PROFESSOR BADISSY’S RESEARCH ON PA SOLAR ORDINANCES SUPPORTED BY PENN STATE CENTER FOR ENERGY LAW AND POLICY

Mohamed Badissy

January 2020 — Assistant Professor of Law Mohamed Rali Badissy’s research focused on analyzing solar ordinances across Pennsylvania has a new partner: Penn State’s Center for Energy Law and Policy. The Center for Energy Law and Policy is funding an expansion of the solar ordinance research team and will also support interdisciplinary collaboration around interpretation of the research results. The collaboration aims to create resources to provide policy makers at the local and state level with meaningful insight into the impact of various components of a solar ordinance.

Over the past several months, Professor Badissy has led a team in reviewing local zoning ordinances from Pennsylvania’s 2,000+ municipalities to identify specific language on solar power projects. At a little past the halfway point, the group has found that about 90 percent of the ordinances don’t even mention solar. As recently highlighted by StateImpact Pennsylvania, the lack of solar ordinance has not stopped developments from moving forward, but with the solar market heating up and more projects being proposed, the ambiguity is creating strife throughout Pennsylvania between local governments, landowners, and developers.

It’s this ambiguity that prompted Professor Badissy to start this solar ordinance project and why he approached the Center for Energy Law and Policy about collaborating. Penn State’s Center for Energy Law and Policy is a University-wide initiative that provides thought leadership on energy issues where emerging science and technology are intertwined with legal, economic and social institutions. “I am thrilled to see this partnership with Dickinson Law take shape and move forward,” said Professor Badissy. “Working with the Center for Energy Law and Policy was an obvious next step. Their expertise and guidance will allow us to more easily take what we are learning and translate it into resources that will help state and local governments make informed choices as they regulate this fast-growing source of new investment and land-use.”

Professor Badissy anticipates that the initial zoning ordinance review will be completed this spring. From there, the project will turn to studying the lack of uniformity across the set of solar ordinances and the consequences of this variability at the regulatory, contract and economic level. The research team will also seek to distill common elements of solar ordinances into an annotated “model ordinance” for use by municipal governments. “One of the most challenging aspects of regulation solar projects is that they are being developed in communities that have not traditionally hosted investments at this scale and complexity,” said Professor Badissy. “Our hope is that studying these regulation and draw actionable guidance can assist state and municipal officials in this difficult task and allows them to move forward quickly in creating project standards that reflect both the priorities of their communities and the realities of solar project economics.”
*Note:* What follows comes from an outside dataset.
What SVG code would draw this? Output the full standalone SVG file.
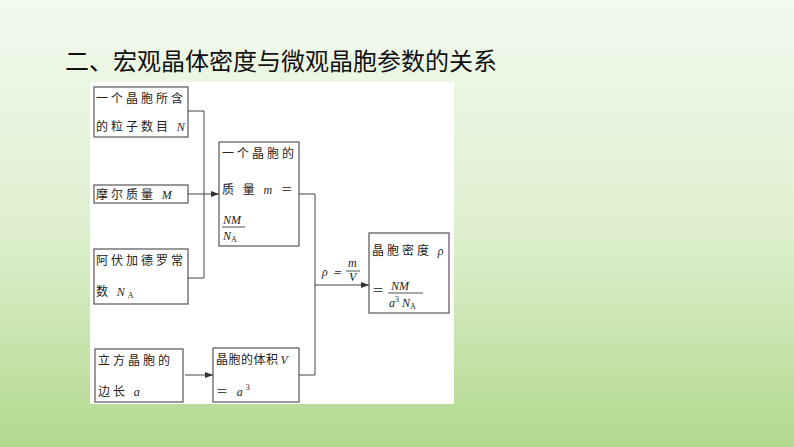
<svg xmlns="http://www.w3.org/2000/svg" width="794" height="447" viewBox="0 0 794 447">
<defs>
<linearGradient id="bg" x1="0" y1="0" x2="0" y2="1">
<stop offset="0" stop-color="#f2f9ee"/><stop offset="0.5" stop-color="#dff0d0"/><stop offset="1" stop-color="#b2d98e"/>
</linearGradient>
<marker id="ar" markerWidth="8" markerHeight="6" refX="8" refY="3" orient="auto" markerUnits="userSpaceOnUse"><path d="M0,0 L8,3 L0,6 Z" fill="#333"/></marker>
<style>
.b{fill:#fff;stroke:#555;stroke-width:1.2}
.t{font-family:"Noto Sans CJK SC","Liberation Serif",serif;font-size:12px;fill:#222;letter-spacing:3px}
.i{font-family:"Liberation Serif",serif;font-style:italic;font-size:12px;fill:#222}
.s{font-family:"Liberation Serif",serif;font-size:8px;fill:#222}
.c{fill:none;stroke:#444;stroke-width:1}
</style>
</defs>
<rect width="794" height="447" fill="url(#bg)"/>
<text x="65" y="70" font-family="Noto Sans CJK SC,sans-serif" font-size="24" fill="#111">二、宏观晶体密度与微观晶胞参数的关系</text>
<rect x="90" y="82" width="364" height="322" fill="#fff"/>
<g id="n1"><rect class="b" x="94" y="87" width="94" height="50"/><text class="t" x="96" y="103">一个晶胞所含</text><text class="t" x="96" y="131">的粒子数目 <tspan class="i">N</tspan></text></g>
<g id="n2"><rect class="b" x="94" y="185" width="94" height="18"/><text class="t" x="96" y="199">摩尔质量 <tspan class="i">M</tspan></text></g>
<g id="n3"><rect class="b" x="94" y="249" width="94" height="55"/><text class="t" x="96" y="265">阿伏加德罗常</text><text class="t" x="96" y="296">数 <tspan class="i">N</tspan><tspan class="s" dy="2">A</tspan></text></g>
<g id="n4"><rect class="b" x="95" y="349" width="88" height="53"/><text class="t" x="98" y="365">立方晶胞的</text><text class="t" x="98" y="396">边长 <tspan class="i">a</tspan></text></g>
<g id="n5"><rect class="b" x="219" y="142" width="80" height="104"/><text class="t" x="222" y="158">一个晶胞的</text><text class="t" x="222" y="194">质 量 <tspan class="i">m</tspan> ＝</text>
<text class="i" x="223" y="224">NM</text><line x1="222" y1="227" x2="245" y2="227" stroke="#222" stroke-width="0.8"/><text class="i" x="223" y="240">N<tspan class="s" font-style="normal" dy="2">A</tspan></text></g>
<g id="n6"><rect class="b" x="213" y="348" width="86" height="54"/><text class="t" x="216" y="364" style="letter-spacing:0.5px;font-size:12px">晶胞的体积<tspan class="i" dx="2">V</tspan></text><text class="t" x="216" y="396">＝ <tspan class="i">a</tspan><tspan class="s" dy="-6">3</tspan></text></g>
<g id="n7"><rect class="b" x="369" y="233" width="80" height="80"/><text class="t" x="372" y="255">晶胞密度 <tspan class="i">ρ</tspan></text>
<text class="t" x="372" y="295">＝</text><text class="i" x="391" y="290">NM</text><line x1="388" y1="293" x2="423" y2="293" stroke="#222" stroke-width="0.8"/><text class="i" x="389" y="307">a<tspan class="s" font-style="normal" dy="-5">3</tspan><tspan dy="5"> N</tspan><tspan class="s" font-style="normal" dy="2">A</tspan></text></g>
<g id="connectors">
<path class="c" d="M188,111 H204 V278 H188"/>
<line class="c" x1="188" y1="194" x2="219" y2="194" marker-end="url(#ar)"/>
<path class="c" d="M299,194 H315 V375 H299"/>
<line class="c" x1="315" y1="285" x2="369" y2="285" marker-end="url(#ar)"/>
<line class="c" x1="185" y1="375" x2="213" y2="375" marker-end="url(#ar)"/>
<text class="i" x="322" y="276">ρ ＝</text><text class="i" x="348" y="267" font-size="9">m</text><line x1="346" y1="271" x2="360" y2="271" stroke="#222" stroke-width="0.8"/><text class="i" x="349" y="281" font-size="9">V</text>
</g>
</svg>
Professor Badissy currently serves as an Assistant Professor at Penn State Dickinson Law, where his research focuses on driving investment into sustainable energy projects through contract standardization and regulatory predictability. He previously served as the Senior Attorney for Energy and Finance with the Commercial Law Development Program of the U.S. Department of Commerce, advising governments in emerging markets on commercial law reforms intended to increase energy access through private investment in energy infrastructure. Badissy has advised energy sector reform efforts in 60+ emerging markets in partnership with host governments, multilateral institutions, civil society organizations and industry leaders, and continues to serve as an advisor to both public institutions and private developers.